The 6-10 day outlooks show all of the United States and Alaska having above-normal chances of recording temperatures that are above normal; the greatest chances are in the Plains. Precipitation during this time is anticipated to be greatest over the Pacific Northwest. There are higher chances of below-normal precipitation along the East Coast and in the Plains.

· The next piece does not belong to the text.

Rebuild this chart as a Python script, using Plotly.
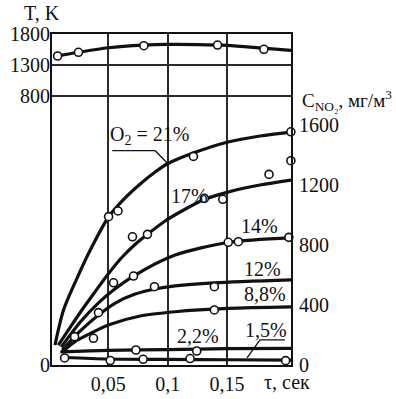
import plotly.graph_objects as go

# ---------------- data ----------------
# Temperature curve (upper panel, left axis T, K)
tau_T_line = [0.007, 0.025, 0.05, 0.08, 0.10, 0.125, 0.15, 0.18, 0.204]
T_line = [1445, 1505, 1578, 1620, 1632, 1630, 1617, 1572, 1535]
tau_T_pts = [0.0074, 0.025, 0.080, 0.142, 0.181]
T_pts = [1445, 1505, 1611, 1622, 1553]

# NO2 concentration curves (right axis, mg/m3), by O2 content
tau_21 = [0.0052, 0.0124, 0.0223, 0.0349, 0.0503, 0.0634, 0.0769, 0.0895, 0.0996, 0.1214, 0.1508, 0.1777, 0.2038]
c_21 = [133, 367, 553, 767, 987, 1107, 1207, 1287, 1340, 1413, 1487, 1527, 1553]
tau_21_pts = [0.0503, 0.0582, 0.1217, 0.2037, 0.2037]
c_21_pts = [989, 1027, 1391, 1555, 1362]

tau_17 = [0.008, 0.0181, 0.0279, 0.0391, 0.0503, 0.0618, 0.0735, 0.0828, 0.0979, 0.1105, 0.1307, 0.1508, 0.1777, 0.2038]
c_17 = [133, 253, 367, 490, 610, 720, 810, 870, 960, 1020, 1103, 1153, 1200, 1233]
tau_17_pts = [0.0704, 0.083, 0.1309, 0.1464, 0.1853]
c_17_pts = [855, 871, 1111, 1105, 1271]

tau_14 = [0.0105, 0.0265, 0.0416, 0.0545, 0.0713, 0.1063, 0.151, 0.2038]
c_14 = [120, 287, 413, 500, 593, 733, 817, 847]
tau_14_pts = [0.0545, 0.0713, 0.151, 0.1595, 0.202]
c_14_pts = [548, 593, 818, 822, 851]

tau_12 = [0.0113, 0.0265, 0.0418, 0.0559, 0.0727, 0.0895, 0.1063, 0.139, 0.2038]
c_12 = [100, 227, 333, 413, 473, 507, 527, 547, 567]
tau_12_pts = [0.0418, 0.0889, 0.1393]
c_12_pts = [349, 522, 522]

tau_88 = [0.0113, 0.0214, 0.0374, 0.05, 0.0769, 0.1063, 0.151, 0.2038]
c_88 = [87, 153, 220, 267, 327, 355, 377, 387]
tau_88_pts = [0.0217, 0.0376, 0.1393]
c_88_pts = [189, 178, 367]

tau_22 = [0.0097, 0.05, 0.10, 0.15, 0.2038]
c_22 = [87, 97, 103, 109, 111]
tau_22_pts = [0.0733, 0.1245]
c_22_pts = [100, 93]

tau_15 = [0.0133, 0.05, 0.10, 0.15, 0.2038]
c_15 = [50, 40, 37, 35, 33]
tau_15_pts = [0.0133, 0.0517, 0.0794, 0.1189, 0.1993]
c_15_pts = [47, 30, 38, 43, 29]

x_ticks = [0.05, 0.10, 0.15]
x_ticktext = ["0,05", "0,1", "0,15"]
c_ticks = [0, 400, 800, 1200, 1600]
c_grid = [400, 800, 1200]
T_ticks = [800, 1300, 1800]

# ---------------- styling / layout ----------------
FONT = "Liberation Serif"
FS = 20
INK = "#111111"
GRID = "#2a2a2a"

X_RANGE = [0.0027, 0.2038]
C_RANGE = [0, 2207]
T_RANGE = [-3539, 1800]

fig = go.Figure()

curves = [
    (tau_21, c_21, tau_21_pts, c_21_pts),
    (tau_17, c_17, tau_17_pts, c_17_pts),
    (tau_14, c_14, tau_14_pts, c_14_pts),
    (tau_12, c_12, tau_12_pts, c_12_pts),
    (tau_88, c_88, tau_88_pts, c_88_pts),
    (tau_22, c_22, tau_22_pts, c_22_pts),
    (tau_15, c_15, tau_15_pts, c_15_pts),
]

marker_style = dict(symbol="circle", size=8, color="white", line=dict(color=INK, width=1.6))

for tl, cl, tp, cp in curves:
    fig.add_trace(go.Scatter(x=tl, y=cl, mode="lines", yaxis="y",
                             line=dict(color=INK, width=3.2, shape="spline", smoothing=0.8),
                             hoverinfo="skip", cliponaxis=False))
for tl, cl, tp, cp in curves:
    fig.add_trace(go.Scatter(x=tp, y=cp, mode="markers", yaxis="y",
                             marker=marker_style, cliponaxis=False))

fig.add_trace(go.Scatter(x=tau_T_line, y=T_line, mode="lines", yaxis="y2",
                         line=dict(color=INK, width=3.2, shape="spline", smoothing=0.8),
                         cliponaxis=False))
fig.add_trace(go.Scatter(x=tau_T_pts, y=T_pts, mode="markers", yaxis="y2",
                         marker=marker_style, cliponaxis=False))

tickfont = dict(family=FONT, size=FS, color=INK)

fig.update_layout(
    width=396, height=399,
    margin=dict(l=52, r=105, t=34, b=34, autoexpand=False),
    paper_bgcolor="white", plot_bgcolor="white",
    showlegend=False,
    font=dict(family=FONT, size=FS, color=INK),
    xaxis=dict(range=X_RANGE, tickvals=x_ticks, ticktext=x_ticktext,
               showgrid=True, gridcolor=GRID, gridwidth=1.5,
               showline=True, linecolor=INK, linewidth=2, mirror=True,
               ticks="", zeroline=False, tickfont=tickfont, automargin=False),
    yaxis=dict(range=C_RANGE, side="right", tickvals=c_ticks,
               ticktext=[str(v) for v in c_ticks],
               showgrid=False, showline=True, linecolor=INK, linewidth=2,
               mirror=True, ticks="", zeroline=False, tickfont=tickfont,
               ticklabelstandoff=2, automargin=False),
    yaxis2=dict(range=T_RANGE, overlaying="y", side="left",
                tickvals=[T_RANGE[0]] + T_ticks,
                ticktext=["0"] + [str(v) for v in T_ticks],
                showgrid=True, gridcolor=GRID, gridwidth=1.5,
                showline=False, ticks="", zeroline=False, tickfont=tickfont,
                ticklabelstandoff=1, automargin=False),
    yaxis3=dict(range=C_RANGE, overlaying="y", side="right",
                tickvals=c_grid, showticklabels=False,
                showgrid=True, gridcolor=GRID, gridwidth=1.5,
                showline=False, ticks="", zeroline=False, automargin=False),
)

# axis titles
fig.add_annotation(text="T, K", xref="paper", yref="paper", x=-0.041, y=1.063,
                   showarrow=False, xanchor="center", yanchor="middle",
                   font=dict(family=FONT, size=FS, color=INK))
fig.add_annotation(text="C<sub>NO₂</sub>, мг/м<sup>3</sup>", xref="paper", yref="paper",
                   x=1.0366, y=0.80, showarrow=False, xanchor="left", yanchor="middle",
                   font=dict(family=FONT, size=19, color=INK))
fig.add_annotation(text="τ, сек", xref="paper", yref="paper", x=0.985, y=-0.05,
                   showarrow=False, xanchor="center", yanchor="middle",
                   font=dict(family=FONT, size=FS, color=INK))

# curve labels
labels = [
    ("O<sub>2</sub> = 21%", 0.0845, 1533),
    ("17%", 0.118, 1127),
    ("14%", 0.1777, 927),
    ("12%", 0.180, 640),
    ("8,8%", 0.182, 473),
    ("2,2%", 0.1256, 193),
    ("1,5%", 0.1828, 233),
]
for txt, lx, ly in labels:
    fig.add_annotation(text=txt, x=lx, y=ly, xref="x", yref="y", showarrow=False,
                       xanchor="center", yanchor="middle", bgcolor="rgba(0,0,0,0)",
                       font=dict(family=FONT, size=FS, color=INK))

# leader lines
fig.add_shape(type="path", xref="x", yref="y",
              path="M 0.0534,1429 L 0.0895,1429 L 0.0996,1347",
              line=dict(color=INK, width=1.3))
fig.add_shape(type="path", xref="x", yref="y",
              path="M 0.1987,167 L 0.1777,167 L 0.1668,47",
              line=dict(color=INK, width=1.3))

fig.write_html("out.html",
               config={"displayModeBar": False},
               post_script="document.body.style.margin='0';document.body.style.overflow='hidden';")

A new peer-reviewed report Relative impacts of mitigation, temperature, and precipitation on 21st-century megadrought risk in the American Southwest (Toby R. Ault, Justin S. Mankin, Benjamin Cook, and Jason E. Smerdon) has recently been released by Science Advances. Here’s the abstract:
Megadroughts are comparable in severity to the worst droughts of the 20th century but are of much longer duration. A megadrought in the American Southwest would impose unprecedented stress on the limited water resources of the area, making it critical to evaluate future risks not only under different climate change mitigation scenarios but also for different aspects of regional hydroclimate. We find that changes in the mean hydroclimate state, rather than its variability, determine megadrought risk in the American Southwest. Estimates of megadrought probabilities based on precipitation alone tend to underestimate risk. Furthermore, business-as-usual emissions of greenhouse gases will drive regional warming and drying, regardless of large precipitation uncertainties. We find that regional temperature increases alone push megadrought risk above 70, 90, or 99% by the end of the century, even if precipitation increases moderately, does not change, or decreases, respectively. Although each possibility is supported by some climate model simulations, the latter is the most common outcome for the American Southwest in Coupled Model Intercomparison 5 generation models. An aggressive reduction in global greenhouse gas emissions cuts megadrought risks nearly in half.